Is it valid to use latin-hypercube sampling in parallel sampling? I am sampling from a model 10 times in series, doing this in 50 parallel processes. I am using LHS to generate samples each set of ten samples, although each of the 50 parallel runs' samples are generated independently. Will using LHS sampling in this situation create any bias? Is there any reason I should use random sampling instead of LHS?
 A: LHS sampling run 'in parallel' in this way should still lead to unbiased estimates.
In standard LHS sampling, we generate vectors $X_1$, $X_2$,...,$X_n$ (with dimension $d$ equal to the dimension of the sampled parameter space for the model), where $n$ is the desired sample size. We then form the LHS estimate for the function of interest ($f$) using $\hat{\mu}_{LHS}=\frac{1}{n}\sum_{i=1}^n f(X_i)$. Each $X_i$ is distributed uniformly on the unit hypercube $[0,1)^d$ (see Theorem 10.1 in this book chapter), so it follows that $\hat{\mu}_{LHS}$ is an unbiased estimate of $\mu=\int_{[0,1)^d} f(x)dx$ i.e. $E(\hat{\mu}_{LHS})=\mu$.
For 'parallel' LHS sampling, we would generate vectors $X_{jk}$ where $1\leq j\leq N$ and $1\leq k\leq n$, giving an aggregate sample of size $Nn$. Here, each $X_{j1}$,$X_{j2}$,...,$X_{jn}$ is an independent LHS sample. If we define $\hat{\mu}=\frac{1}{Nn}\sum_{j,k}f(X_{jk})$ then, by Theorem 10.1 again, we have $E(f(X_{jk}))=\mu$ for every $j,k$, so $E(\hat{\mu})=\mu$ i.e. $\hat{\mu}$ is unbiased. 

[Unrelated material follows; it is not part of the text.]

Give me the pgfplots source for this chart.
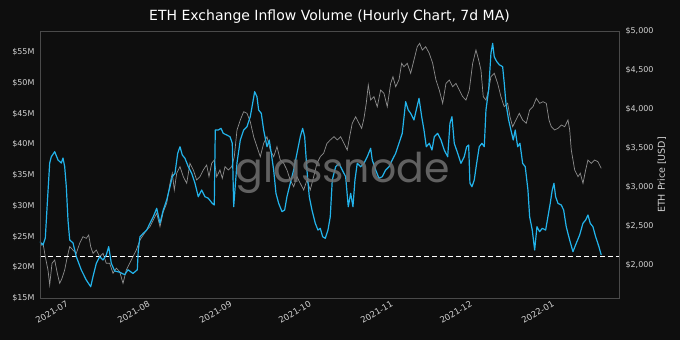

In summary, estimates obtained via 'parallel' LHS sampling are unbiased (same as for standard LHS), so this is not a reason to use simple random sampling rather than LHS. Of course, you could just use standard LHS i.e. generate a single LHS sample of size $Nn$. This should minimise the variance of the estimator. Parallel LHS would be expected to have a higher variance (but lower than for simple random sampling). However, an advantage of splitting into smaller subsamples is that you can increase the sample size simply by appending further subsamples of size $n$ (rather than starting again from nothing, as you would do with standard LHS sampling).